# Dataset section start

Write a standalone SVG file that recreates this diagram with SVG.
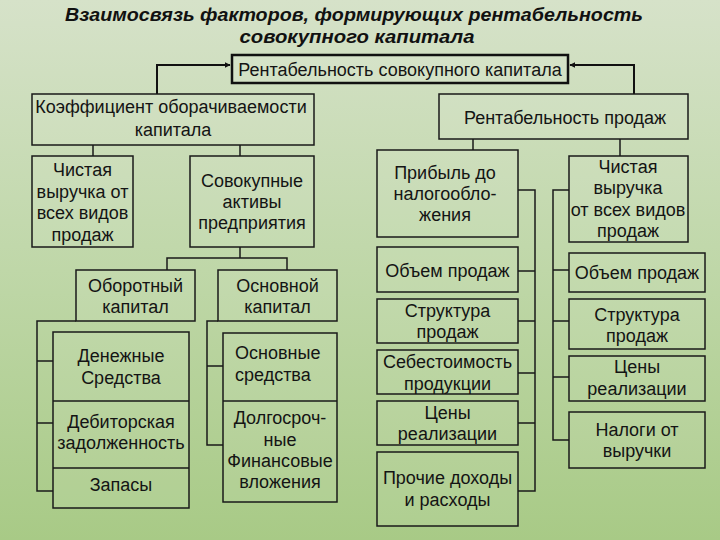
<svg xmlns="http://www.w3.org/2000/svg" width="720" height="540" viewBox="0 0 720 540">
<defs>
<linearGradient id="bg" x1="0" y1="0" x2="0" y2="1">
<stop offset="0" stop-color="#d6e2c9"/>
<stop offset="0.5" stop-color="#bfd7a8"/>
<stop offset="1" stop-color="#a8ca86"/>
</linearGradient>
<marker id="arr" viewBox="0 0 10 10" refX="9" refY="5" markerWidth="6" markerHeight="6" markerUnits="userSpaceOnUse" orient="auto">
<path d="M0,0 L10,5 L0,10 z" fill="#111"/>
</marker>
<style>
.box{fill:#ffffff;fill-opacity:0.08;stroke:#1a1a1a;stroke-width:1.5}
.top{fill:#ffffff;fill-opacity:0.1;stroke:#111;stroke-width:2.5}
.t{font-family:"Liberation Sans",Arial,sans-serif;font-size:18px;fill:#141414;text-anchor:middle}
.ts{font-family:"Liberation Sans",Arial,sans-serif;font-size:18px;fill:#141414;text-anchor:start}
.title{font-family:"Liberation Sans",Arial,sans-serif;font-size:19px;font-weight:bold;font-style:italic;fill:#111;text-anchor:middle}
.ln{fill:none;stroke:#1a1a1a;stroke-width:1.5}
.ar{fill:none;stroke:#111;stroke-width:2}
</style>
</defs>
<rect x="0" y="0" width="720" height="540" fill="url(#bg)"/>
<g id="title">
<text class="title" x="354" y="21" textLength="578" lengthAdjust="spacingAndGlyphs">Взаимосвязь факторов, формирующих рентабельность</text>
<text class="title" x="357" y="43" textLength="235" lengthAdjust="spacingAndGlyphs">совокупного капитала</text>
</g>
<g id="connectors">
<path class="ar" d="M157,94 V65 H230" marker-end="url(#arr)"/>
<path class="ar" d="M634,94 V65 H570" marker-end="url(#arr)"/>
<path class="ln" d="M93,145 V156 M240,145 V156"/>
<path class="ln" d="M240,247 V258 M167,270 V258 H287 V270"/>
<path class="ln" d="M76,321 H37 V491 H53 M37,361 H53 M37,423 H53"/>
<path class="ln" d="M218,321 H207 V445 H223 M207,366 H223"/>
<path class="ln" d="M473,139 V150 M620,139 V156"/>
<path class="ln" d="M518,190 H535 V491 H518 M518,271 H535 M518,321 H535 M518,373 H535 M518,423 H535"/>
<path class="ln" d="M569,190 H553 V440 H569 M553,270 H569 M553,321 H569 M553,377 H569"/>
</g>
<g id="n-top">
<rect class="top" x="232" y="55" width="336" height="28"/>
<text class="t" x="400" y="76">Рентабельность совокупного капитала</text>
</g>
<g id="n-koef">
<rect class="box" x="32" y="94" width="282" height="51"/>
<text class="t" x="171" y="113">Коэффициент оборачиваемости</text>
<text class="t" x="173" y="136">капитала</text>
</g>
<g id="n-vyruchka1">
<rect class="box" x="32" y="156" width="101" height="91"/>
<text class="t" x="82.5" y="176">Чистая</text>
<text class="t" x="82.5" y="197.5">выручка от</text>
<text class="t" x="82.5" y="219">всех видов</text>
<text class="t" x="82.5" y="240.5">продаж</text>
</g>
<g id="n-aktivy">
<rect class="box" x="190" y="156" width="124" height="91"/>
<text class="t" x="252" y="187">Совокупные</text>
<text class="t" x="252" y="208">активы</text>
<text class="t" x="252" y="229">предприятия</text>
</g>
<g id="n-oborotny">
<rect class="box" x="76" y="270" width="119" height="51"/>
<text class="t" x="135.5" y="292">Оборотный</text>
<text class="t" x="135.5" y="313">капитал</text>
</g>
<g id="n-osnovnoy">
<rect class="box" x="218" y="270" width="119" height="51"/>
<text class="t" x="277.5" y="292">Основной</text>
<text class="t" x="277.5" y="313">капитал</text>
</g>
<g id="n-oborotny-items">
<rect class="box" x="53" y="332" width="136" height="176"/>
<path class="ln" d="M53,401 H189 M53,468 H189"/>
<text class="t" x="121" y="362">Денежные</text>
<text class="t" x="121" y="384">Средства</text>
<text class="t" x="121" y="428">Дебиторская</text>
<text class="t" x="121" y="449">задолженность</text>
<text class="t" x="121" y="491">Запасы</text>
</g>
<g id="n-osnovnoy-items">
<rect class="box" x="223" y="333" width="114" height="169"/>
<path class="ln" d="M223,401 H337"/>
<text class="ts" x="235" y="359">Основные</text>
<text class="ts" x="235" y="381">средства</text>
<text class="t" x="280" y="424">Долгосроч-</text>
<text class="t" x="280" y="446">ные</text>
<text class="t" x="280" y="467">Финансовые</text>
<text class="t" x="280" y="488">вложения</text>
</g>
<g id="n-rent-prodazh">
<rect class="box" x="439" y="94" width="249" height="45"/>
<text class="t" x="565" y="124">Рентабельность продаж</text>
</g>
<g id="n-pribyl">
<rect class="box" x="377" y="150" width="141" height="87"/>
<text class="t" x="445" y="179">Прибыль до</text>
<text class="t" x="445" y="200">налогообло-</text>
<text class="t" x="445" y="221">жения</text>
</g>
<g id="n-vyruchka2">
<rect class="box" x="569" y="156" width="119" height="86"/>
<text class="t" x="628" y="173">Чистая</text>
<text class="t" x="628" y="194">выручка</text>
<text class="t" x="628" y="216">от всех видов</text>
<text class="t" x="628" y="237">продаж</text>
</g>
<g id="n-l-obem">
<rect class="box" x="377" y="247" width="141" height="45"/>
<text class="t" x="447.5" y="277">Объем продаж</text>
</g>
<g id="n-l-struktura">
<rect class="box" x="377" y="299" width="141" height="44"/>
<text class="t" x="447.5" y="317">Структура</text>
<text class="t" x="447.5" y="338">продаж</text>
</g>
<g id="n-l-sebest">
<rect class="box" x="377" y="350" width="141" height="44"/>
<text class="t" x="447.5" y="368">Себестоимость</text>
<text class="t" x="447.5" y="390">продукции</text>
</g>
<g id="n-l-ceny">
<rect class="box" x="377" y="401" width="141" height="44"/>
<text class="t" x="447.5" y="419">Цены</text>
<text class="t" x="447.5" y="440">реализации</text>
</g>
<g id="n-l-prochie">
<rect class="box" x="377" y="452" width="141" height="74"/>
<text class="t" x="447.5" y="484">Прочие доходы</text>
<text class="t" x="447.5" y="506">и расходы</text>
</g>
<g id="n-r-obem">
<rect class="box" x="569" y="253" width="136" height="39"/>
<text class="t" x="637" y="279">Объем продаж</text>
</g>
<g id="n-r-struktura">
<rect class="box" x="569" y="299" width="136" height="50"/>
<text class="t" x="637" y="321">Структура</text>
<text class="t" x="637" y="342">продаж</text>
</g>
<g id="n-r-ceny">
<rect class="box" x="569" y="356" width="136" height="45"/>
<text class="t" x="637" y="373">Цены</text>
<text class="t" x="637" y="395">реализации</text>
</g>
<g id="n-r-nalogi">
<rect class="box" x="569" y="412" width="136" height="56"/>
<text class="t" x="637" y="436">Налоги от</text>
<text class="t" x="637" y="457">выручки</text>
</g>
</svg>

# Dataset section end

**Direction:** Give the data above again in full and unchanged, skipping the pictures.

**Written reply:**
Write a standalone SVG file that recreates this diagram with SVG.
<svg xmlns="http://www.w3.org/2000/svg" width="720" height="540" viewBox="0 0 720 540">
<defs>
<linearGradient id="bg" x1="0" y1="0" x2="0" y2="1">
<stop offset="0" stop-color="#d6e2c9"/>
<stop offset="0.5" stop-color="#bfd7a8"/>
<stop offset="1" stop-color="#a8ca86"/>
</linearGradient>
<marker id="arr" viewBox="0 0 10 10" refX="9" refY="5" markerWidth="6" markerHeight="6" markerUnits="userSpaceOnUse" orient="auto">
<path d="M0,0 L10,5 L0,10 z" fill="#111"/>
</marker>
<style>
.box{fill:#ffffff;fill-opacity:0.08;stroke:#1a1a1a;stroke-width:1.5}
.top{fill:#ffffff;fill-opacity:0.1;stroke:#111;stroke-width:2.5}
.t{font-family:"Liberation Sans",Arial,sans-serif;font-size:18px;fill:#141414;text-anchor:middle}
.ts{font-family:"Liberation Sans",Arial,sans-serif;font-size:18px;fill:#141414;text-anchor:start}
.title{font-family:"Liberation Sans",Arial,sans-serif;font-size:19px;font-weight:bold;font-style:italic;fill:#111;text-anchor:middle}
.ln{fill:none;stroke:#1a1a1a;stroke-width:1.5}
.ar{fill:none;stroke:#111;stroke-width:2}
</style>
</defs>
<rect x="0" y="0" width="720" height="540" fill="url(#bg)"/>
<g id="title">
<text class="title" x="354" y="21" textLength="578" lengthAdjust="spacingAndGlyphs">Взаимосвязь факторов, формирующих рентабельность</text>
<text class="title" x="357" y="43" textLength="235" lengthAdjust="spacingAndGlyphs">совокупного капитала</text>
</g>
<g id="connectors">
<path class="ar" d="M157,94 V65 H230" marker-end="url(#arr)"/>
<path class="ar" d="M634,94 V65 H570" marker-end="url(#arr)"/>
<path class="ln" d="M93,145 V156 M240,145 V156"/>
<path class="ln" d="M240,247 V258 M167,270 V258 H287 V270"/>
<path class="ln" d="M76,321 H37 V491 H53 M37,361 H53 M37,423 H53"/>
<path class="ln" d="M218,321 H207 V445 H223 M207,366 H223"/>
<path class="ln" d="M473,139 V150 M620,139 V156"/>
<path class="ln" d="M518,190 H535 V491 H518 M518,271 H535 M518,321 H535 M518,373 H535 M518,423 H535"/>
<path class="ln" d="M569,190 H553 V440 H569 M553,270 H569 M553,321 H569 M553,377 H569"/>
</g>
<g id="n-top">
<rect class="top" x="232" y="55" width="336" height="28"/>
<text class="t" x="400" y="76">Рентабельность совокупного капитала</text>
</g>
<g id="n-koef">
<rect class="box" x="32" y="94" width="282" height="51"/>
<text class="t" x="171" y="113">Коэффициент оборачиваемости</text>
<text class="t" x="173" y="136">капитала</text>
</g>
<g id="n-vyruchka1">
<rect class="box" x="32" y="156" width="101" height="91"/>
<text class="t" x="82.5" y="176">Чистая</text>
<text class="t" x="82.5" y="197.5">выручка от</text>
<text class="t" x="82.5" y="219">всех видов</text>
<text class="t" x="82.5" y="240.5">продаж</text>
</g>
<g id="n-aktivy">
<rect class="box" x="190" y="156" width="124" height="91"/>
<text class="t" x="252" y="187">Совокупные</text>
<text class="t" x="252" y="208">активы</text>
<text class="t" x="252" y="229">предприятия</text>
</g>
<g id="n-oborotny">
<rect class="box" x="76" y="270" width="119" height="51"/>
<text class="t" x="135.5" y="292">Оборотный</text>
<text class="t" x="135.5" y="313">капитал</text>
</g>
<g id="n-osnovnoy">
<rect class="box" x="218" y="270" width="119" height="51"/>
<text class="t" x="277.5" y="292">Основной</text>
<text class="t" x="277.5" y="313">капитал</text>
</g>
<g id="n-oborotny-items">
<rect class="box" x="53" y="332" width="136" height="176"/>
<path class="ln" d="M53,401 H189 M53,468 H189"/>
<text class="t" x="121" y="362">Денежные</text>
<text class="t" x="121" y="384">Средства</text>
<text class="t" x="121" y="428">Дебиторская</text>
<text class="t" x="121" y="449">задолженность</text>
<text class="t" x="121" y="491">Запасы</text>
</g>
<g id="n-osnovnoy-items">
<rect class="box" x="223" y="333" width="114" height="169"/>
<path class="ln" d="M223,401 H337"/>
<text class="ts" x="235" y="359">Основные</text>
<text class="ts" x="235" y="381">средства</text>
<text class="t" x="280" y="424">Долгосроч-</text>
<text class="t" x="280" y="446">ные</text>
<text class="t" x="280" y="467">Финансовые</text>
<text class="t" x="280" y="488">вложения</text>
</g>
<g id="n-rent-prodazh">
<rect class="box" x="439" y="94" width="249" height="45"/>
<text class="t" x="565" y="124">Рентабельность продаж</text>
</g>
<g id="n-pribyl">
<rect class="box" x="377" y="150" width="141" height="87"/>
<text class="t" x="445" y="179">Прибыль до</text>
<text class="t" x="445" y="200">налогообло-</text>
<text class="t" x="445" y="221">жения</text>
</g>
<g id="n-vyruchka2">
<rect class="box" x="569" y="156" width="119" height="86"/>
<text class="t" x="628" y="173">Чистая</text>
<text class="t" x="628" y="194">выручка</text>
<text class="t" x="628" y="216">от всех видов</text>
<text class="t" x="628" y="237">продаж</text>
</g>
<g id="n-l-obem">
<rect class="box" x="377" y="247" width="141" height="45"/>
<text class="t" x="447.5" y="277">Объем продаж</text>
</g>
<g id="n-l-struktura">
<rect class="box" x="377" y="299" width="141" height="44"/>
<text class="t" x="447.5" y="317">Структура</text>
<text class="t" x="447.5" y="338">продаж</text>
</g>
<g id="n-l-sebest">
<rect class="box" x="377" y="350" width="141" height="44"/>
<text class="t" x="447.5" y="368">Себестоимость</text>
<text class="t" x="447.5" y="390">продукции</text>
</g>
<g id="n-l-ceny">
<rect class="box" x="377" y="401" width="141" height="44"/>
<text class="t" x="447.5" y="419">Цены</text>
<text class="t" x="447.5" y="440">реализации</text>
</g>
<g id="n-l-prochie">
<rect class="box" x="377" y="452" width="141" height="74"/>
<text class="t" x="447.5" y="484">Прочие доходы</text>
<text class="t" x="447.5" y="506">и расходы</text>
</g>
<g id="n-r-obem">
<rect class="box" x="569" y="253" width="136" height="39"/>
<text class="t" x="637" y="279">Объем продаж</text>
</g>
<g id="n-r-struktura">
<rect class="box" x="569" y="299" width="136" height="50"/>
<text class="t" x="637" y="321">Структура</text>
<text class="t" x="637" y="342">продаж</text>
</g>
<g id="n-r-ceny">
<rect class="box" x="569" y="356" width="136" height="45"/>
<text class="t" x="637" y="373">Цены</text>
<text class="t" x="637" y="395">реализации</text>
</g>
<g id="n-r-nalogi">
<rect class="box" x="569" y="412" width="136" height="56"/>
<text class="t" x="637" y="436">Налоги от</text>
<text class="t" x="637" y="457">выручки</text>
</g>
</svg>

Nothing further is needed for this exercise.